Extract exactly those lines that lie between the start of the material and the line with "ax = fig.add_axes([0, 0, 1, 1])", including both boundary lines and no others.

++++++

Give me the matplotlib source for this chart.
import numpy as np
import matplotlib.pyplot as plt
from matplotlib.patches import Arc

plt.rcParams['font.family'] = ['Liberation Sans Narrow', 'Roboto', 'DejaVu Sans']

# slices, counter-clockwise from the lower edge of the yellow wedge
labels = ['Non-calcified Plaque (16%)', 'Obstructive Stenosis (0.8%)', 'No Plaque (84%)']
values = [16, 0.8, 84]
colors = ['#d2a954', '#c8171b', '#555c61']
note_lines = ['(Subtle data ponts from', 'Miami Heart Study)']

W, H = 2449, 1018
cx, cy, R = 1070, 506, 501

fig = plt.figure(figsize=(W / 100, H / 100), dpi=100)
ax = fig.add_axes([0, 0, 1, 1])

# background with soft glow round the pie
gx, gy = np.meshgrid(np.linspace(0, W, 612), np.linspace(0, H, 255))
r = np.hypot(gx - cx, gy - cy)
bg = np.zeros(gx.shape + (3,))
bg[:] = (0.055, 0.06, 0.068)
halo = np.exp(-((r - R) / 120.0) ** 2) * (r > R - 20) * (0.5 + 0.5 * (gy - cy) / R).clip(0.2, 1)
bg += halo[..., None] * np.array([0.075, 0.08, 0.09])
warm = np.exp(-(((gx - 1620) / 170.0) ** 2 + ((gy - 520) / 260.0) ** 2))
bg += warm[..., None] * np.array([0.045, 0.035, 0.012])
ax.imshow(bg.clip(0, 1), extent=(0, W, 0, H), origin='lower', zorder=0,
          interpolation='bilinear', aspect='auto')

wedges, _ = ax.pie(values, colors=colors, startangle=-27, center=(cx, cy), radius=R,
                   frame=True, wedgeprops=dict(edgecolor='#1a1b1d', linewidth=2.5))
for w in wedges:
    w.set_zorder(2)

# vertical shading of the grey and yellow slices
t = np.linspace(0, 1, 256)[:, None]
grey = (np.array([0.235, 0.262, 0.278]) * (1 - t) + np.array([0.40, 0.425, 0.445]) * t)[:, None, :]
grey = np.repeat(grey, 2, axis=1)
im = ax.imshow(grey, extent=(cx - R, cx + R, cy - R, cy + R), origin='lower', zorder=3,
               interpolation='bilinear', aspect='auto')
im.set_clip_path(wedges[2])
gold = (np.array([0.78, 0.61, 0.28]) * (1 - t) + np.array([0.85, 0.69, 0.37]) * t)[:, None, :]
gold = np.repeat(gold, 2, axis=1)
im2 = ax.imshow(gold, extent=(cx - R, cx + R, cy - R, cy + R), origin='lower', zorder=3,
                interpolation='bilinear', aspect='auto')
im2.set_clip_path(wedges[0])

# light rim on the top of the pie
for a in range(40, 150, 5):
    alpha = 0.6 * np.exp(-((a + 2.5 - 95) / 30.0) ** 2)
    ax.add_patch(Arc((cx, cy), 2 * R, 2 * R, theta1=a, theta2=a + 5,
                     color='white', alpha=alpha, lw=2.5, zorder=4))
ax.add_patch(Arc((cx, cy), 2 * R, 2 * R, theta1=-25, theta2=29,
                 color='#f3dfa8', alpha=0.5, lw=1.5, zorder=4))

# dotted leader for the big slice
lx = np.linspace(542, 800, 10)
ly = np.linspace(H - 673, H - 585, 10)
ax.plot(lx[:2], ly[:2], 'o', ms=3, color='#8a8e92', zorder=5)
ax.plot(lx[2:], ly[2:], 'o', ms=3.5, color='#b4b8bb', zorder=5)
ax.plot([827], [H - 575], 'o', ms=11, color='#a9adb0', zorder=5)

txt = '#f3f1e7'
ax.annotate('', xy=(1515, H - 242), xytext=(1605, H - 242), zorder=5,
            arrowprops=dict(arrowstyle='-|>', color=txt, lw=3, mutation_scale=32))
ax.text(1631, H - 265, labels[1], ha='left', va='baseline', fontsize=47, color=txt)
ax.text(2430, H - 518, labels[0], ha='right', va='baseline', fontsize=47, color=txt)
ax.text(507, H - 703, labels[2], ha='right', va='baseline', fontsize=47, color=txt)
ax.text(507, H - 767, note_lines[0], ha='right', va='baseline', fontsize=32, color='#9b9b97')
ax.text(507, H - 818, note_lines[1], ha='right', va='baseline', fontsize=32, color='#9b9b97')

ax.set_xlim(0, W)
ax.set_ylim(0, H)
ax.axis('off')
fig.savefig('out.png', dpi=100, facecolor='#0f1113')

++++++

Finished task:
Give me the matplotlib source for this chart.
import numpy as np
import matplotlib.pyplot as plt
from matplotlib.patches import Arc

plt.rcParams['font.family'] = ['Liberation Sans Narrow', 'Roboto', 'DejaVu Sans']

# slices, counter-clockwise from the lower edge of the yellow wedge
labels = ['Non-calcified Plaque (16%)', 'Obstructive Stenosis (0.8%)', 'No Plaque (84%)']
values = [16, 0.8, 84]
colors = ['#d2a954', '#c8171b', '#555c61']
note_lines = ['(Subtle data ponts from', 'Miami Heart Study)']

W, H = 2449, 1018
cx, cy, R = 1070, 506, 501

fig = plt.figure(figsize=(W / 100, H / 100), dpi=100)
ax = fig.add_axes([0, 0, 1, 1])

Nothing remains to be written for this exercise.